The National Volunteer Fire Council (NVFC) has partnered with the University of Arizona to study the diesel particulate matter (DPM) in diesel exhaust and its affect on firefighters’ health. We are looking for volunteer departments that will serve to pilot test the DPM equipment over a one-week period. The details of the pilot and study are below.
If you are interested, please contact Lorraine Higgins at email@example.com with the name and location (city, state) of your department.
The diesel engine provides power to a variety of vehicles vital to society, including those in the fire service. Unfortunately the exhaust produced from these machines is hazardous to breath and exposure may cause negative long-term health effects. DPM is the particulate component of diesel exhaust, which includes diesel soot and aerosols such as ash particulates, metallic abrasion particles, sulfates, and silicates. Exposure to elevated concentrations of diesel exhaust has been linked to negative health effects such as eye and nose irritation, headaches, nausea, and asthma. Long-term exposure to elevated concentrations of diesel exhaust is of major concern due to the fact diesel exhaust has been classified a probable human carcinogen.

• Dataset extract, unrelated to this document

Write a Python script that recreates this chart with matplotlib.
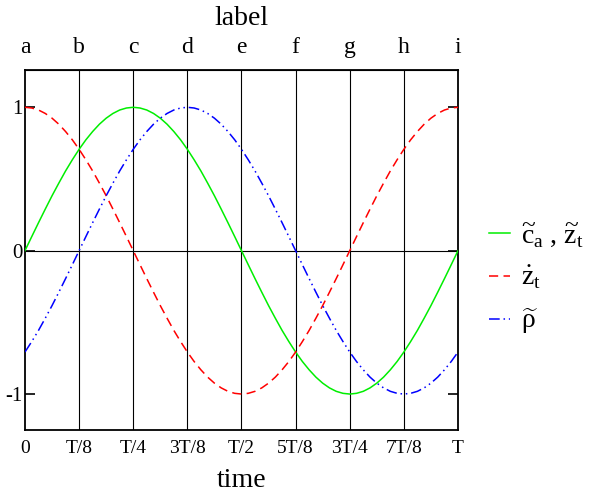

The goal of this proposed study is to determine factors which contribute to DPM exposure for firefighters and propose interventions for decreasing exposure such as changes in protocol, developing new engineering controls, and adding ventilation systems.
For this pilot study, we are requesting that you help the researchers monitor diesel particulate levels in your station living quarters and apparatus bay, as well as outside the building to measure “background” levels, over a one-week period. The preliminary data indicates that diesel exhaust may be penetrating station living quarters and may be higher in these areas than in the apparatus bay, which is often mechanically ventilated. Research personnel at the University of Arizona will analyze the data and provide you information about DPM levels in your station. All the study data and results will be made available to you.

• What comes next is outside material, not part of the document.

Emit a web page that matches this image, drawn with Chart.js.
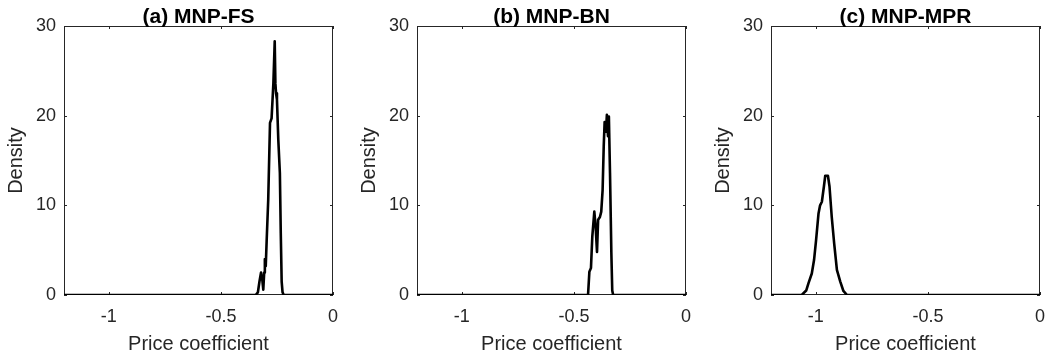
<!DOCTYPE html>
<html>
<head>
<meta charset="utf-8">
<script src="https://cdn.jsdelivr.net/npm/chart.js@4/dist/chart.umd.min.js"></script>
<style>
  html, body { margin: 0; padding: 0; background: #fff; }
  #wrap { position: relative; width: 1046px; height: 360px; background: #fff; overflow: hidden; }
  canvas { position: absolute; top: 0; }
</style>
</head>
<body>
<div id="wrap">
  <canvas id="ca" width="350" height="360" style="left:0px;width:350px;height:360px"></canvas>
  <canvas id="cb" width="350" height="360" style="left:353px;width:350px;height:360px"></canvas>
  <canvas id="cc" width="350" height="360" style="left:707px;width:350px;height:360px"></canvas>
</div>
<script>
// ---- Data ----
const panelTitles = ["(a) MNP-FS", "(b) MNP-BN", "(c) MNP-MPR"];
const xAxisLabel = "Price coefficient";
const yAxisLabel = "Density";
const xTicks = [-1, -0.5, 0];
const xTickLabels = ["-1", "-0.5", "0"];
const yTicks = [0, 10, 20, 30];
const yTickLabels = ["0", "10", "20", "30"];
const xMin = -1.2, xMax = 0, yMin = 0, yMax = 30;

// (a) MNP-FS
const fsX = [-1.2, -0.345, -0.335, -0.328, -0.321, -0.315, -0.311, -0.307, -0.304, -0.300, -0.296, -0.289, -0.281, -0.274, -0.266, -0.260, -0.257, -0.254, -0.250, -0.244, -0.237, -0.233, -0.229, -0.225, -0.220, 0];
const fsY = [0, 0, 0.3, 1.5, 2.5, 1.6, 0.6, 2.5, 4.0, 3.2, 6.0, 10.6, 19.2, 19.7, 23.6, 28.3, 23.6, 22.5, 21.8, 17.3, 13.6, 6.9, 1.5, 0.3, 0, 0];

// (b) MNP-BN
const bnX = [-1.2, -0.437, -0.431, -0.424, -0.418, -0.409, -0.403, -0.397, -0.392, -0.384, -0.378, -0.372, -0.367, -0.363, -0.357, -0.353, -0.348, -0.344, -0.339, -0.333, -0.329, -0.325, 0];
const bnY = [0, 0, 2.6, 3.0, 6.5, 9.3, 7.6, 4.8, 8.4, 8.7, 9.3, 11.7, 16.6, 19.3, 18.2, 20.1, 17.7, 19.9, 13.6, 4.7, 0.5, 0, 0];

// (c) MNP-MPR
const mprX = [-1.2, -1.063, -1.043, -1.033, -1.018, -1.008, -0.999, -0.988, -0.981, -0.973, -0.964, -0.958, -0.946, -0.939, -0.929, -0.918, -0.906, -0.891, -0.877, -0.861, 0];
const mprY = [0, 0, 0.5, 1.3, 2.4, 3.9, 6.1, 9.1, 10.0, 10.4, 12.1, 13.3, 13.3, 12.1, 8.7, 5.7, 2.8, 1.5, 0.45, 0, 0];

// ---- Styling / layout ----
const FONT = "'Liberation Sans', Arial, Helvetica, sans-serif";
const AXIS_COLOR = "#262626";

const framePlugin = {
  id: "frame",
  beforeDatasetsDraw(chart) {
    const { ctx, chartArea: a, scales } = chart;
    ctx.save();
    ctx.strokeStyle = AXIS_COLOR;
    ctx.lineWidth = 1;
    ctx.strokeRect(a.left + 0.5, a.top + 0.5, a.right - a.left - 1, a.bottom - a.top - 1);
    const tl = 3;
    ctx.beginPath();
    xTicks.forEach(v => {
      const px = Math.round(scales.x.getPixelForValue(v)) + 0.5;
      ctx.moveTo(px, a.bottom); ctx.lineTo(px, a.bottom - tl);
      ctx.moveTo(px, a.top); ctx.lineTo(px, a.top + tl);
    });
    yTicks.forEach(v => {
      const py = Math.round(scales.y.getPixelForValue(v)) + 0.5;
      ctx.moveTo(a.left, py); ctx.lineTo(a.left + tl, py);
      ctx.moveTo(a.right, py); ctx.lineTo(a.right - tl, py);
    });
    ctx.stroke();
    ctx.restore();
  },
  afterDraw(chart, args, opts) {
    const { ctx, chartArea: a } = chart;
    ctx.save();
    ctx.fillStyle = "#000";
    ctx.font = "bold 21px " + FONT;
    ctx.textAlign = "center";
    ctx.textBaseline = "alphabetic";
    ctx.fillText(opts.text, (a.left + a.right) / 2, 23);
    ctx.restore();
  }
};

function makeChart(id, title, xs, ys, rightPad) {
  const pts = xs.map((x, i) => ({ x: x, y: ys[i] }));
  return new Chart(document.getElementById(id), {
    type: "line",
    data: {
      datasets: [{
        data: pts,
        borderColor: "#000",
        borderWidth: 2.6,
        pointRadius: 0,
        tension: 0,
        fill: false,
        borderJoinStyle: "round",
        borderCapStyle: "round"
      }]
    },
    options: {
      responsive: false,
      animation: false,
      devicePixelRatio: 1,
      layout: { padding: { top: 26, right: rightPad, bottom: 0, left: 0 } },
      plugins: {
        legend: { display: false },
        tooltip: { enabled: false },
        title: { display: false },
        frame: { text: title }
      },
      scales: {
        x: {
          type: "linear",
          min: xMin, max: xMax,
          grid: { display: false, drawTicks: false },
          border: { display: false },
          afterBuildTicks: s => { s.ticks = xTicks.map(v => ({ value: v })); },
          afterFit: s => { s.height = 65; },
          ticks: {
            autoSkip: false, maxRotation: 0, padding: 11,
            color: AXIS_COLOR,
            font: { family: FONT, size: 18 },
            callback: v => { const i = xTicks.indexOf(v); return i >= 0 ? xTickLabels[i] : ""; }
          },
          title: {
            display: true, text: xAxisLabel, color: AXIS_COLOR,
            font: { family: FONT, size: 20 },
            padding: { top: 0, bottom: 4 }
          }
        },
        y: {
          type: "linear",
          min: yMin, max: yMax,
          grid: { display: false, drawTicks: false },
          border: { display: false },
          afterBuildTicks: s => { s.ticks = yTicks.map(v => ({ value: v })); },
          afterFit: s => { s.width = 64; },
          ticks: {
            autoSkip: false, padding: 8,
            color: AXIS_COLOR,
            font: { family: FONT, size: 18 },
            callback: v => { const i = yTicks.indexOf(v); return i >= 0 ? yTickLabels[i] : ""; }
          },
          title: {
            display: true, text: yAxisLabel, color: AXIS_COLOR,
            font: { family: FONT, size: 20 },
            padding: { top: 4, bottom: 0 }
          }
        }
      }
    },
    plugins: [framePlugin]
  });
}

makeChart("ca", panelTitles[0], fsX, fsY, 17);
makeChart("cb", panelTitles[1], bnX, bnY, 17);
makeChart("cc", panelTitles[2], mprX, mprY, 17);
</script>
</body>
</html>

In the next phase of the study, researchers will conduct monitoring at up to 20 volunteer fire stations across the country over the next two years. The pilot data will help refine the study protocol going forward.
All equipment necessary to complete monitoring will be provided at no cost to your department, along with detailed instructions. Station personnel will be asked to set up three DPM monitors in the station living quarters, apparatus bay, and outside on tripods allowing the monitor to obtain measurements at breathing level. The DPM monitors will need to be turned off for 15 minutes in between 24-hour monitoring periods. After the 15 minutes the monitor will be turned back on. At this time the location, date, time, and flowrate will be recorded on the data sheet provided. The data sheet will also provide a space to include the weather conditions and number of calls the station received for the day. After the seven days of monitoring the equipment will need to be shipped back using the prepaid return label provided. During this entire process technical support will be provided to station personnel in case any questions or problems arise. We appreciate any feedback you can provide about the process, from start to finish.